→ What is expected:
Take every line from the first down to the line with "height = 340;" and set it down exactly, without the pictures.

- - - - - - -

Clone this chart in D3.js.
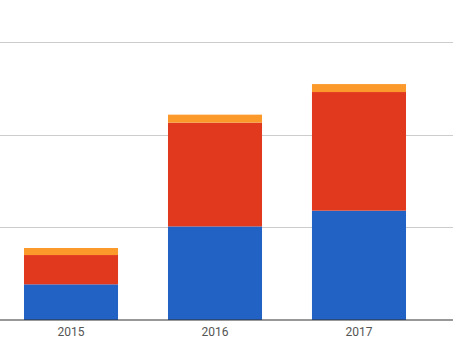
<!DOCTYPE html>
<meta charset="utf-8">
<style>
body { margin: 0; background: #fff; }
svg { font: 12px Roboto, sans-serif; display: block; }
.grid line { stroke: #ccc; shape-rendering: crispEdges; }
.xlab text { fill: #555; }
</style>
<body>
<script src="https://d3js.org/d3.v7.min.js"></script>
<script>
var width = 453,
    height = 340;

var years = ["2015", "2016", "2017"];
var seriesA = [3.85, 10.1, 11.8];
var seriesB = [3.16, 11.2, 12.8];
var seriesC = [0.76, 0.86, 0.86];
var gridTicks = [10, 20, 30];

var colors = ["#2262c4", "#e0391d", "#fb9a2a"];

var rows = years.map(function(y, i) {
  return { year: y, a: seriesA[i], b: seriesB[i], c: seriesC[i] };
});

var stack = d3.stack().keys(["a", "b", "c"]);
var layers = stack(rows);

var x = d3.scaleBand()
  .domain(years)
  .range([-1, 431])
  .paddingInner(0.347)
  .paddingOuter(0.1736);

var y = d3.scaleLinear()
  .domain([0, 30])
  .range([320, 42]);

var svg = d3.select("body").append("svg")
  .attr("width", width)
  .attr("height", height);

// gridlines
svg.append("g")
  .attr("class", "grid")
  .selectAll("line")
  .data(gridTicks)
  .enter().append("line")
    .attr("x1", 0)
    .attr("x2", width)
    .attr("y1", function(d) { return Math.round(y(d)) + 0.5; })
    .attr("y2", function(d) { return Math.round(y(d)) + 0.5; });

// bars
svg.append("g")
  .selectAll("g")
  .data(layers)
  .enter().append("g")
    .attr("fill", function(d, i) { return colors[i]; })
  .selectAll("rect")
  .data(function(d) { return d; })
  .enter().append("rect")
    .attr("x", function(d) { return x(d.data.year); })
    .attr("width", x.bandwidth())
    .attr("y", function(d) { return y(d[1]); })
    .attr("height", function(d) { return y(d[0]) - y(d[1]); });

// baseline
svg.append("line")
  .attr("x1", 0)
  .attr("x2", width)
  .attr("y1", y(0))
  .attr("y2", y(0))
  .attr("stroke", "#333")
  .attr("stroke-width", 1.2);

// year labels
svg.append("g")
  .attr("class", "xlab")
  .selectAll("text")
  .data(years)
  .enter().append("text")
    .attr("x", function(d) { return x(d) + x.bandwidth() / 2; })
    .attr("y", 336)
    .attr("text-anchor", "middle")
    .text(function(d) { return d; });
</script>
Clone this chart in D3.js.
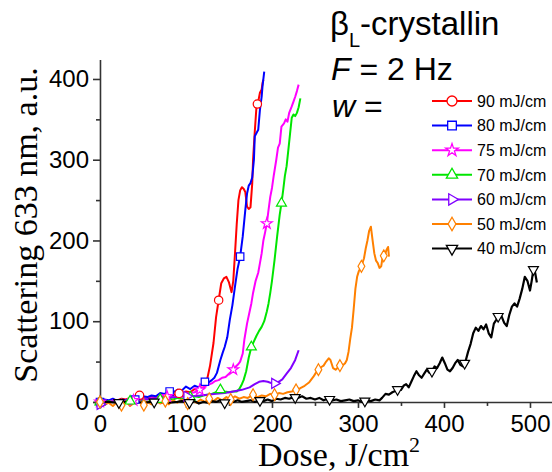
<!DOCTYPE html>
<html><head><meta charset="utf-8">
<script src="https://cdn.jsdelivr.net/npm/d3@7"></script>
<style>body{margin:0;background:#fff}svg{display:block}</style>
</head><body>
<svg id="c" width="552" height="472"></svg>
<script>
// ---- data (dose J/cm^2, scattering a.u.) ----
const xMajorTicks = [0, 100, 200, 300, 400, 500];
const xMinorTicks = [50, 150, 250, 350, 450];
const yMajorTicks = [0, 100, 200, 300, 400];
const yMinorTicks = [50, 150, 250, 350];

const labels = ["90 mJ/cm", "80 mJ/cm", "75 mJ/cm", "70 mJ/cm", "60 mJ/cm", "50 mJ/cm", "40 mJ/cm"];

const s90 = [[0,0],[5,2],[10,1],[15,3],[20,2],[25,4],[30,3],[35,5],[40,6],[45,9],[50,5],[55,4],[60,6],[65,5],[70,7],[75,6],[80,9],[85,8],[90,11],[95,10],[100,13],[105,12],[110,16],[115,14],[118,18],[121,17],[124,25],[128,45],[132,73],[135,105],[138,126],[141,147],[144,153],[147,155],[150,148],[153,136],[155,150],[157,184],[159,220],[161,250],[163,262],[165,266],[167,264],[169,260],[171,242],[173,239],[175,241],[177,270],[178,300],[180,335],[182,366],[184,372],[186,383],[188,387],[189,395],[190,399]];
const s80 = [[0,0],[5,3],[10,2],[15,4],[20,1],[25,3],[30,2],[35,4],[41,3],[46,5],[50,7],[55,6],[60,8],[65,7],[70,11],[75,10],[81,13],[85,12],[90,15],[95,14],[100,19],[105,16],[110,20],[115,18],[118,22],[122,25],[126,24],[130,27],[133,30],[136,36],[140,52],[143,62],[145,68],[148,80],[151,102],[154,120],[157,143],[160,165],[163,180],[166,205],[169,238],[171,258],[173,268],[175,271],[177,278],[179,300],[180,329],[182,333],[184,337],[186,362],[188,378],[189,391],[191,409]];
const s75 = [[0,0],[5,1],[10,0],[15,2],[20,1],[25,2],[30,1],[35,3],[39,2],[45,3],[50,4],[55,3],[60,5],[65,4],[70,6],[75,5],[78,7],[85,6],[90,8],[95,9],[100,10],[105,11],[110,12],[116,15],[120,18],[125,21],[130,23],[134,26],[138,27],[142,30],[146,31],[150,35],[153,38],[155,40],[158,44],[161,47],[163,50],[166,60],[168,78],[171,97],[174,112],[176,122],[178,135],[181,150],[184,160],[186,172],[188,184],[190,200],[192,210],[194,221],[196,238],[198,254],[200,265],[202,280],[205,300],[207,315],[209,320],[211,341],[214,345],[216,350],[218,347],[220,358],[223,366],[225,372],[227,378],[229,385],[231,393]];
const s70 = [[0,0],[5,-1],[10,1],[15,0],[20,2],[25,0],[30,-1],[35,1],[40,0],[45,2],[50,1],[55,0],[60,2],[65,1],[70,3],[75,2],[80,4],[85,3],[90,5],[95,4],[100,5],[105,6],[110,7],[115,6],[120,8],[125,9],[130,10],[135,12],[140,15],[145,13],[150,12],[155,13],[159,13],[162,16],[165,22],[167,27],[170,38],[173,55],[176,68],[179,75],[182,82],[185,88],[188,93],[191,100],[194,112],[196,122],[198,135],[200,150],[203,176],[206,205],[209,232],[211,246],[213,262],[215,280],[217,292],[219,312],[221,332],[223,352],[225,356],[227,354],[229,358],[231,365],[233,376]];
const s60 = [[0,-3],[10,0],[20,1],[30,2],[40,2.5],[50,3],[60,4],[70,5],[80,5.5],[90,6],[100,7],[110,7.5],[116,8],[125,9],[135,10],[145,11],[155,13],[165,15],[174,18],[180,22],[185,25],[190,26],[195,25],[200,23],[203,23],[208,25],[212,28],[217,35],[222,42],[227,52],[231,64]];
const s50 = [[0,0],[5,-4],[10,-1],[15,-5],[20,0],[25,-4],[30,1],[35,-5],[40,-1],[45,2],[51,-4],[55,0],[60,-3],[65,2],[70,-2],[76,1],[80,-3],[85,2],[90,-1],[95,3],[102,-2],[107,2],[112,-1],[117,3],[122,0],[127,4],[132,1],[137,5],[142,2],[147,6],[152,3],[157,7],[162,4],[167,6],[172,5],[178,9],[183,6],[188,8],[193,7],[198,10],[203,9],[208,11],[213,10],[218,12],[223,13],[228,15],[233,17],[238,20],[243,24],[248,31],[251,36],[254,40],[257,43],[260,45],[263,50],[266,54],[268,52],[271,42],[274,40],[277,43],[279,45],[282,45],[285,48],[287,52],[289,62],[291,78],[293,92],[295,115],[297,140],[299,155],[301,162],[304,168],[307,178],[309,190],[311,200],[313,212],[315,217],[317,200],[319,184],[321,175],[323,172],[325,166],[327,168],[329,182],[331,180],[333,188],[335,192],[336,180]];
const s40 = [[0,0],[10,0],[20,-1],[30,0],[40,0],[50,-1],[60,0],[70,0],[80,-1],[90,0],[95,1],[100,0],[105,-1],[110,1],[115,-2],[120,0],[125,-1],[130,1],[135,0],[140,2],[145,-1],[150,1],[155,0],[160,2],[165,0],[170,1],[175,2],[180,0],[185,2],[190,1],[195,3],[200,1],[205,4],[210,3],[215,5],[220,4],[225,6],[230,5],[235,7],[240,4],[245,5],[250,3],[255,5],[260,2],[265,4],[270,2],[275,3],[280,1],[285,2],[290,3],[295,1],[300,2],[305,0],[310,2],[315,1],[320,3],[325,2],[328,5],[332,10],[336,9],[340,12],[344,14],[347,16],[350,15],[353,20],[356,22],[359,18],[362,25],[365,32],[368,38],[371,33],[374,30],[377,35],[380,40],[383,36],[386,38],[389,44],[392,42],[395,48],[398,55],[401,48],[404,40],[407,38],[410,42],[413,48],[416,52],[419,46],[422,44],[425,50],[428,62],[431,72],[434,85],[437,92],[440,88],[443,94],[446,90],[449,96],[452,85],[455,80],[458,97],[461,102],[464,108],[467,106],[470,98],[473,94],[476,108],[479,118],[482,122],[485,118],[488,128],[491,140],[494,155],[497,150],[500,138],[502,150],[504,164],[506,160],[508,148]];

// doses where symbols sit on each curve
const m90 = [0, 46, 92, 138, 183];
const m80 = [0, 41, 81, 122, 163];
const m75 = [0, 39, 78, 116, 155, 194];
const m70 = [0, 35, 70, 105, 140, 176, 211];
const m60 = [0, 101, 203];
const m50 = [0, 25, 51, 76, 102, 127, 152, 178, 203, 228, 254, 279, 304, 330];
const m40 = [22, 63, 104, 145, 186, 227, 267, 308, 346, 386, 424, 463, 504];

const colors = ["#ff0000", "#0000ff", "#ff00ff", "#00e600", "#8000ff", "#ff8000", "#000000"];

// ---- layout ----
const svg = d3.select("#c");
const x = d3.scaleLinear().domain([-8, 527]).range([93.1, 553.2]);
const y = d3.scaleLinear().domain([-7.5, 424]).range([408, 59.6]);

const series = [
  {data: s90, marks: m90, sym: d3.symbolCircle,   size: 55, lsize: 78, rot: 0},
  {data: s80, marks: m80, sym: d3.symbolSquare,   size: 55, lsize: 75, rot: 0},
  {data: s75, marks: m75, sym: d3.symbolStar,     size: 36, lsize: 50, rot: 0},
  {data: s70, marks: m70, sym: d3.symbolTriangle, size: 43, lsize: 55, rot: 0},
  {data: s60, marks: m60, sym: d3.symbolTriangle, size: 43, lsize: 55, rot: 90},
  {data: s50, marks: m50, sym: d3.symbolDiamond,  size: 40, lsize: 52, rot: 0},
  {data: s40, marks: m40, sym: d3.symbolTriangle, size: 43, lsize: 55, rot: 180}
];
series.forEach((s, i) => { s.color = colors[i]; s.label = labels[i]; });

function interp(data, d) {
  for (let i = 1; i < data.length; i++) {
    if (data[i][0] >= d) {
      const [x0, y0] = data[i-1], [x1, y1] = data[i];
      const t = (d - x0) / (x1 - x0);
      return y0 + t * (y1 - y0);
    }
  }
  return data[data.length-1][1];
}

// axes
const axisColor = "#333";
const tickFont = "'Liberation Sans', Arial, sans-serif";
const gx = svg.append("g").attr("transform", `translate(0,${y(0)})`);
gx.call(d3.axisBottom(x).tickValues(xMajorTicks).tickSize(6).tickSizeOuter(0).tickPadding(7).tickFormat(d3.format("d")));
const gxm = svg.append("g").attr("transform", `translate(0,${y(0)})`);
gxm.call(d3.axisBottom(x).tickValues(xMinorTicks).tickSize(4).tickSizeOuter(0).tickFormat(""));
gxm.select(".domain").remove();

const gy = svg.append("g").attr("transform", `translate(${x(0)},0)`);
gy.call(d3.axisLeft(y).tickValues(yMajorTicks).tickSize(7).tickSizeOuter(0).tickPadding(4).tickFormat(d3.format("d")));
const gym = svg.append("g").attr("transform", `translate(${x(0)},0)`);
gym.call(d3.axisLeft(y).tickValues(yMinorTicks).tickSize(4).tickSizeOuter(0).tickFormat(""));
gym.select(".domain").remove();

[gx, gxm, gy, gym].forEach(g => {
  g.selectAll(".domain").attr("stroke", axisColor).attr("stroke-width", 1.6);
  g.selectAll(".tick line").attr("stroke", axisColor).attr("stroke-width", 1.6);
  g.selectAll(".tick text").attr("fill", "#000").style("font-family", tickFont).style("font-size", "24px");
});

// lines
const line = d3.line().x(d => x(d[0])).y(d => y(d[1]));
const plot = svg.append("g");
series.forEach(s => {
  plot.append("path").datum(s.data).attr("d", line)
    .attr("fill", "none").attr("stroke", s.color)
    .attr("stroke-width", s.color === "#000000" ? 2.2 : 2)
    .attr("stroke-linejoin", "round");
});
series.forEach(s => {
  const sym = d3.symbol().type(s.sym).size(s.size);
  plot.selectAll(null).data(s.marks).enter().append("path")
    .attr("d", sym)
    .attr("transform", d => `translate(${x(d)},${y(interp(s.data, d))}) rotate(${s.rot})`)
    .attr("fill", "#fff").attr("stroke", s.color).attr("stroke-width", 1.2);
});

// legend
const legY0 = 101, legDy = 24.6;
const leg = svg.append("g");
series.forEach((s, i) => {
  const yy = legY0 + i * legDy;
  leg.append("line").attr("x1", 432).attr("x2", 472).attr("y1", yy).attr("y2", yy)
    .attr("stroke", s.color).attr("stroke-width", 2);
  leg.append("path").attr("d", d3.symbol().type(s.sym).size(s.lsize))
    .attr("transform", `translate(452,${yy}) rotate(${s.rot})`)
    .attr("fill", "#fff").attr("stroke", s.color).attr("stroke-width", 1.3);
  leg.append("text").attr("x", 477).attr("y", yy).attr("dy", "0.36em")
    .style("font-family", tickFont).style("font-size", "16px").text(s.label);
});

// annotation
const ann = svg.append("g").style("font-family", tickFont).style("font-size", "32px");
const t1 = ann.append("text").attr("x", 330).attr("y", 35).style("font-size", "33px");
t1.append("tspan").text("β");
t1.append("tspan").attr("dy", 12).style("font-size", "20px").text("L");
t1.append("tspan").attr("dy", -12).text("-crystallin");
const t2 = ann.append("text").attr("x", 331).attr("y", 80);
t2.append("tspan").style("font-style", "italic").text("F");
t2.append("tspan").text(" = 2 Hz");
const t3 = ann.append("text").attr("x", 332).attr("y", 117);
t3.append("tspan").style("font-style", "italic").text("w");
t3.append("tspan").text(" =");

// axis titles
const serif = "'Liberation Serif', 'Times New Roman', serif";
svg.append("text").attr("transform", "translate(37,225) rotate(-90)")
  .attr("text-anchor", "middle").style("font-family", serif).style("font-size", "34px")
  .text("Scattering 633 nm, a.u.");
const xt = svg.append("text").attr("x", 258).attr("y", 466)
  .style("font-family", serif).style("font-size", "34px");
xt.append("tspan").text("Dose, J/cm");
xt.append("tspan").attr("dy", -14).style("font-size", "22px").text("2");
</script>
</body></html>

- - - - - - -

→ The response:
Clone this chart in D3.js.
<!DOCTYPE html>
<meta charset="utf-8">
<style>
body { margin: 0; background: #fff; }
svg { font: 12px Roboto, sans-serif; display: block; }
.grid line { stroke: #ccc; shape-rendering: crispEdges; }
.xlab text { fill: #555; }
</style>
<body>
<script src="https://d3js.org/d3.v7.min.js"></script>
<script>
var width = 453,
    height = 340;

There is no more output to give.